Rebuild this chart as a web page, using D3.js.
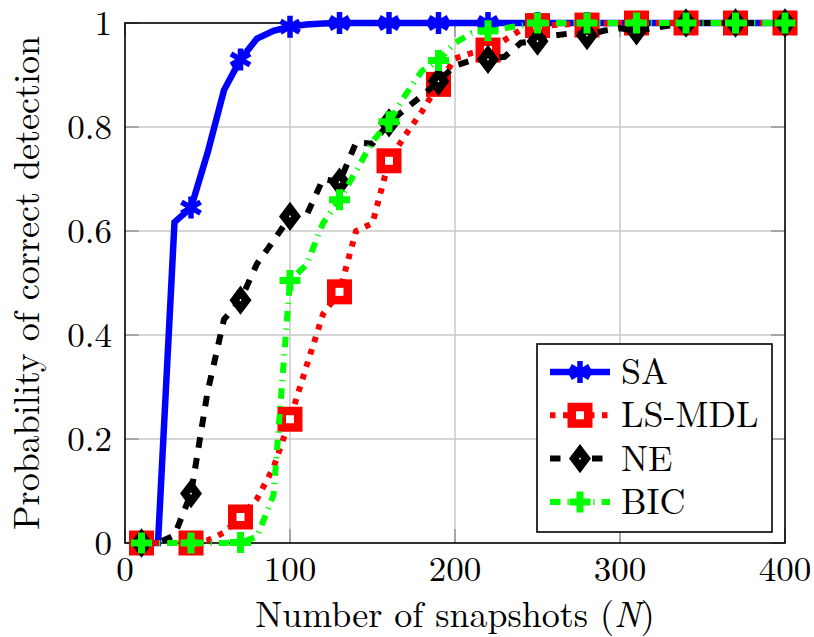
<!DOCTYPE html>
<html>
<head>
<meta charset="utf-8">
<script src="https://cdn.jsdelivr.net/npm/d3@7"></script>
<style>
  body { margin: 0; background: #fff; }
  svg { display: block; }
</style>
</head>
<body>
<svg id="chart" width="814" height="637"></svg>
<script>
// Number of snapshots N
const snapshots = [10, 20, 30, 40, 50, 60, 70, 80, 90, 100,
  110, 120, 130, 140, 150, 160, 170, 180, 190, 200,
  210, 220, 230, 240, 250, 260, 270, 280, 290, 300,
  310, 320, 330, 340, 350, 360, 370, 380, 390, 400];

// Probability of correct detection per method
const saValues = [0, 0, 0.617, 0.645, 0.75, 0.871, 0.93, 0.97, 0.985, 0.993,
  0.997, 0.999, 1, 1, 1, 1, 1, 1, 1, 1,
  1, 1, 1, 1, 1, 1, 1, 1, 1, 1,
  1, 1, 1, 1, 1, 1, 1, 1, 1, 1];
const lsMdlValues = [0, 0, 0, 0, 0.005, 0.02, 0.05, 0.085, 0.145, 0.238,
  0.34, 0.44, 0.483, 0.6, 0.615, 0.735, 0.785, 0.83, 0.882, 0.932,
  0.942, 0.948, 0.967, 0.987, 0.995, 0.996, 0.998, 0.996, 0.999, 1,
  1, 1, 1, 1, 1, 1, 1, 1, 1, 1];
const neValues = [0, 0, 0.015, 0.095, 0.29, 0.43, 0.467, 0.537, 0.581, 0.628,
  0.63, 0.70, 0.694, 0.77, 0.768, 0.808, 0.835, 0.86, 0.888, 0.918,
  0.928, 0.93, 0.935, 0.962, 0.965, 0.976, 0.98, 0.976, 0.985, 0.99,
  0.985, 0.99, 0.995, 1, 1, 1, 1, 1, 1, 1];
const bicValues = [0, 0, 0, 0, 0, 0, 0.001, 0.012, 0.092, 0.505,
  0.535, 0.615, 0.66, 0.715, 0.772, 0.81, 0.862, 0.908, 0.928, 0.962,
  0.98, 0.985, 0.99, 0.995, 1, 1, 1, 1, 1, 1,
  1, 1, 1, 1, 1, 1, 1, 1, 1, 1];

const seriesNames = ["SA", "LS-MDL", "NE", "BIC"];
const xTicks = [0, 100, 200, 300, 400];
const yTicks = [0, 0.2, 0.4, 0.6, 0.8, 1];
const yTickLabels = ["0", "0.2", "0.4", "0.6", "0.8", "1"];
const xAxisTitle = "Number of snapshots (";
const yAxisTitle = "Probability of correct detection";

const series = [
  { name: seriesNames[0], values: saValues, color: "#0000ff", dash: null, width: 6.5, mark: "asterisk" },
  { name: seriesNames[1], values: lsMdlValues, color: "#ff0000", dash: "5.5,7.5", width: 6, mark: "square" },
  { name: seriesNames[2], values: neValues, color: "#000000", dash: "10.5,10.5", width: 6, mark: "diamond" },
  { name: seriesNames[3], values: bicValues, color: "#00ff00", dash: "10.5,7,1.3,7", width: 6, mark: "plus" }
];

const serif = '"Latin Modern Roman", "Liberation Serif"';
const svg = d3.select("#chart");
const plotLeft = 125, plotRight = 785, plotTop = 23, plotBottom = 543;
const x = d3.scaleLinear().domain([0, 400]).range([plotLeft, plotRight]);
const y = d3.scaleLinear().domain([0, 1]).range([plotBottom, plotTop]);

// grid
const grid = svg.append("g");
grid.selectAll("line.gx").data(xTicks.slice(1, -1)).join("line")
  .attr("x1", d => x(d)).attr("x2", d => x(d))
  .attr("y1", plotTop).attr("y2", plotBottom)
  .attr("stroke", "#c8c8c8").attr("stroke-width", 1.5);
grid.selectAll("line.gy").data(yTicks.slice(1, -1)).join("line")
  .attr("y1", d => y(d)).attr("y2", d => y(d))
  .attr("x1", plotLeft).attr("x2", plotRight)
  .attr("stroke", "#c8c8c8").attr("stroke-width", 1.5);

// inward tick marks on all four sides
const tickLen = 14;
const ticks = svg.append("g").attr("stroke", "#9a9a9a").attr("stroke-width", 1.6);
yTicks.forEach(v => {
  ticks.append("line").attr("x1", plotLeft).attr("x2", plotLeft + tickLen).attr("y1", y(v)).attr("y2", y(v));
  ticks.append("line").attr("x1", plotRight).attr("x2", plotRight - tickLen).attr("y1", y(v)).attr("y2", y(v));
});
xTicks.forEach(v => {
  ticks.append("line").attr("y1", plotBottom).attr("y2", plotBottom - tickLen).attr("x1", x(v)).attr("x2", x(v));
  ticks.append("line").attr("y1", plotTop).attr("y2", plotTop + tickLen).attr("x1", x(v)).attr("x2", x(v));
});

// axis box
svg.append("rect").attr("x", plotLeft).attr("y", plotTop)
  .attr("width", plotRight - plotLeft).attr("height", plotBottom - plotTop)
  .attr("fill", "none").attr("stroke", "#000").attr("stroke-width", 1.6);

// tick labels
const tickFs = 35, titleFs = 36;
svg.append("g").selectAll("text").data(xTicks).join("text")
  .attr("x", d => x(d)).attr("y", 581)
  .attr("text-anchor", "middle").attr("font-size", tickFs).attr("font-family", serif)
  .text(d => d);
svg.append("g").selectAll("text").data(yTicks).join("text")
  .attr("x", 112).attr("y", d => y(d) + 12)
  .attr("text-anchor", "end").attr("font-size", tickFs).attr("font-family", serif)
  .text((d, i) => yTickLabels[i]);

// axis titles
const xt = svg.append("text").attr("x", (plotLeft + plotRight) / 2).attr("y", 627)
  .attr("text-anchor", "middle").attr("font-size", titleFs).attr("font-family", serif);
xt.append("tspan").text(xAxisTitle);
xt.append("tspan").attr("font-style", "italic").text("N");
xt.append("tspan").text(")");
svg.append("text")
  .attr("transform", `translate(39,${(plotTop + plotBottom) / 2}) rotate(-90)`)
  .attr("text-anchor", "middle").attr("font-size", titleFs).attr("font-family", serif)
  .text(yAxisTitle);

// marker shapes
function drawMarker(g, type, cx, cy, color) {
  if (type === "asterisk") {
    const r = 11;
    const p = d3.path();
    [90, 30, 150].forEach(a => {
      const rad = a * Math.PI / 180;
      p.moveTo(cx - r * Math.cos(rad), cy - r * Math.sin(rad));
      p.lineTo(cx + r * Math.cos(rad), cy + r * Math.sin(rad));
    });
    g.append("path").attr("d", p.toString()).attr("stroke", color)
      .attr("stroke-width", 5.5).attr("fill", "none");
  } else if (type === "square") {
    const s = 16.5;
    g.append("rect").attr("x", cx - s / 2).attr("y", cy - s / 2)
      .attr("width", s).attr("height", s)
      .attr("fill", "#fff").attr("stroke", color).attr("stroke-width", 8.5);
  } else if (type === "diamond") {
    const hw = 6, hh = 8;
    const p = d3.path();
    p.moveTo(cx, cy - hh); p.lineTo(cx + hw, cy); p.lineTo(cx, cy + hh); p.lineTo(cx - hw, cy); p.closePath();
    g.append("path").attr("d", p.toString()).attr("fill", "#fff")
      .attr("stroke", color).attr("stroke-width", 8).attr("stroke-linejoin", "miter");
  } else if (type === "plus") {
    const r = 10.5;
    const p = d3.path();
    p.moveTo(cx - r, cy); p.lineTo(cx + r, cy);
    p.moveTo(cx, cy - r); p.lineTo(cx, cy + r);
    g.append("path").attr("d", p.toString()).attr("stroke", color)
      .attr("stroke-width", 7).attr("fill", "none");
  }
}

// series lines and markers (markers on every third sample)
const line = d3.line().x(d => x(d[0])).y(d => y(d[1]));
series.forEach(s => {
  const pts = snapshots.map((n, i) => [n, s.values[i]]);
  const g = svg.append("g");
  g.append("path").datum(pts).attr("d", line)
    .attr("fill", "none").attr("stroke", s.color).attr("stroke-width", s.width)
    .attr("stroke-dasharray", s.dash).attr("stroke-linejoin", "miter");
  pts.filter((d, i) => i % 3 === 0).forEach(d => drawMarker(g, s.mark, x(d[0]), y(d[1]), s.color));
});

// legend
const lg = svg.append("g");
lg.append("rect").attr("x", 537).attr("y", 344).attr("width", 235).attr("height", 188)
  .attr("fill", "#fff").attr("stroke", "#000").attr("stroke-width", 1.6);
series.forEach((s, i) => {
  const cy = 372 + i * 43.3;
  lg.append("line").attr("x1", 550).attr("x2", 610).attr("y1", cy).attr("y2", cy)
    .attr("stroke", s.color).attr("stroke-width", s.width).attr("stroke-dasharray", s.dash);
  drawMarker(lg, s.mark, 580, cy, s.color);
  lg.append("text").attr("x", 621).attr("y", cy + 12).attr("font-size", titleFs)
    .attr("font-family", serif).text(s.name);
});
</script>
</body>
</html>
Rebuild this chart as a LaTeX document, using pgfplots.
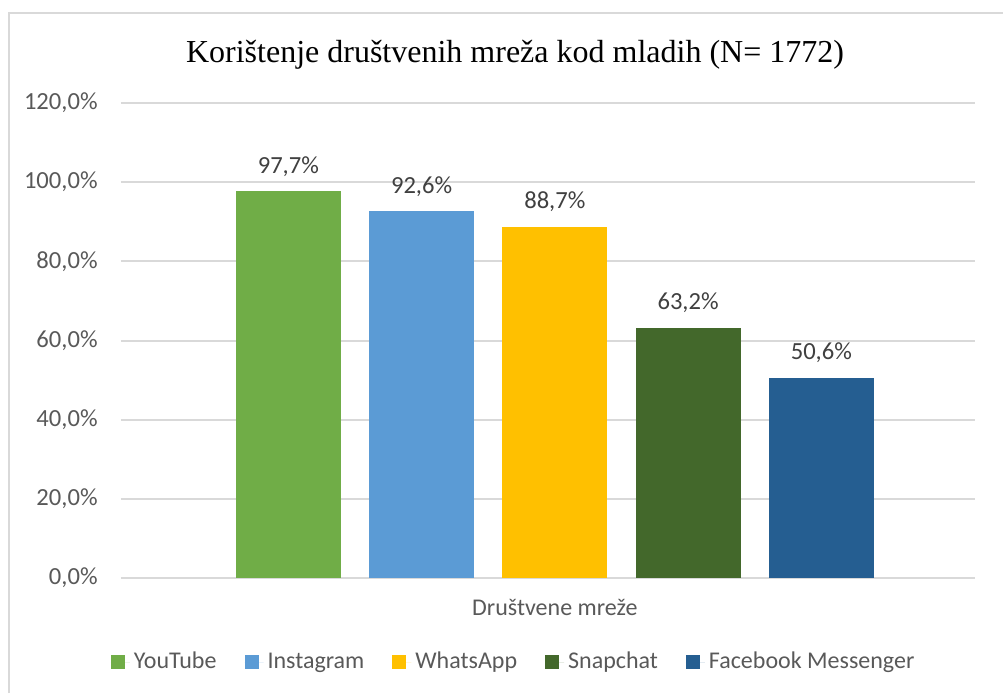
\documentclass[border=0pt]{standalone}
\usepackage{pgfplots}
\pgfplotsset{compat=1.18}
\usepackage{fontspec}
\setmainfont{Carlito}
\newfontfamily\titlefont{Liberation Serif}
\definecolor{cYT}{HTML}{70AD47}
\definecolor{cIG}{HTML}{5B9BD5}
\definecolor{cWA}{HTML}{FFC000}
\definecolor{cSC}{HTML}{43682B}
\definecolor{cFB}{HTML}{255E91}
\definecolor{gridc}{HTML}{D9D9D9}
\definecolor{txt}{HTML}{595959}
\definecolor{lbl}{HTML}{404040}
\begin{document}
\begin{tikzpicture}
\useasboundingbox (0,0) rectangle (501.5pt,346.5pt);
\draw[gridc, line width=1pt] (4.5pt,0pt) -- (4.5pt,340pt) -- (510pt,340pt);
\node[font=\titlefont\fontsize{16}{19}\selectfont, anchor=center] at (257.5pt,319pt) {Korištenje društvenih mreža kod mladih (N= 1772)};
\begin{axis}[
  at={(60.5pt,57.5pt)}, anchor=south west,
  scale only axis, width=427pt, height=237.5pt,
  xmin=-1.256, xmax=5.153, ymin=0, ymax=120,
  ytick={0,20,40,60,80,100,120},
  yticklabels={{0,0\%},{20,0\%},{40,0\%},{60,0\%},{80,0\%},{100,0\%},{120,0\%}},
  xtick=\empty,
  major tick length=0pt,
  axis line style={draw=none},
  ymajorgrids, grid style={gridc, line width=1pt},
  yticklabel style={font=\fontsize{12.3}{14}\selectfont, text=txt, anchor=east, inner sep=0pt, xshift=-11.5pt},
  xlabel={Društvene mreže},
  xlabel style={at={(axis description cs:0.508,0)}, anchor=center, yshift=-14.5pt, font=\fontsize{12}{14}\selectfont, text=txt, inner sep=0pt},
  nodes near coords={\pgfmathprintnumber[fixed,fixed zerofill,precision=1,use comma,assume math mode=true]{\pgfplotspointmeta}\%},
  nodes near coords style={font=\fontsize{12.3}{14}\selectfont, text=lbl, anchor=base, inner sep=0pt, yshift=9pt},
  legend columns=-1,
  legend style={at={(axis description cs:0.461,0)}, anchor=center, yshift=-42pt, draw=none, fill=none,
    font=\fontsize{12}{14}\selectfont, text=txt,
    /tikz/every even column/.append style={column sep=12pt},
    /tikz/every odd column/.append style={column sep=0pt}},
  legend image code/.code={\fill[#1] (0pt,-3.5pt) rectangle (7pt,3.5pt); \path (0pt,0pt) -- (9.5pt,0pt);},
]
\addplot[ybar, bar shift=0pt, bar width=0.788, fill=cYT, draw=none] coordinates {(0,97.7)};
\addlegendentry{YouTube}
\addplot[ybar, bar shift=0pt, bar width=0.788, fill=cIG, draw=none] coordinates {(1,92.6)};
\addlegendentry{Instagram}
\addplot[ybar, bar shift=0pt, bar width=0.788, fill=cWA, draw=none] coordinates {(2,88.7)};
\addlegendentry{WhatsApp}
\addplot[ybar, bar shift=0pt, bar width=0.788, fill=cSC, draw=none] coordinates {(3,63.2)};
\addlegendentry{Snapchat}
\addplot[ybar, bar shift=0pt, bar width=0.788, fill=cFB, draw=none] coordinates {(4,50.6)};
\addlegendentry{Facebook Messenger}
\end{axis}
\end{tikzpicture}
\end{document}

• _Your task_:
Write out exactly the lines between the start of the data and the line with "310, 320, 330, 340, 350, 360, 370, 380, 390, 400];", including both, but none of the pictures.

• _Exercise answer_:
Rebuild this chart as a web page, using D3.js.
<!DOCTYPE html>
<html>
<head>
<meta charset="utf-8">
<script src="https://cdn.jsdelivr.net/npm/d3@7"></script>
<style>
  body { margin: 0; background: #fff; }
  svg { display: block; }
</style>
</head>
<body>
<svg id="chart" width="814" height="637"></svg>
<script>
// Number of snapshots N
const snapshots = [10, 20, 30, 40, 50, 60, 70, 80, 90, 100,
  110, 120, 130, 140, 150, 160, 170, 180, 190, 200,
  210, 220, 230, 240, 250, 260, 270, 280, 290, 300,
  310, 320, 330, 340, 350, 360, 370, 380, 390, 400];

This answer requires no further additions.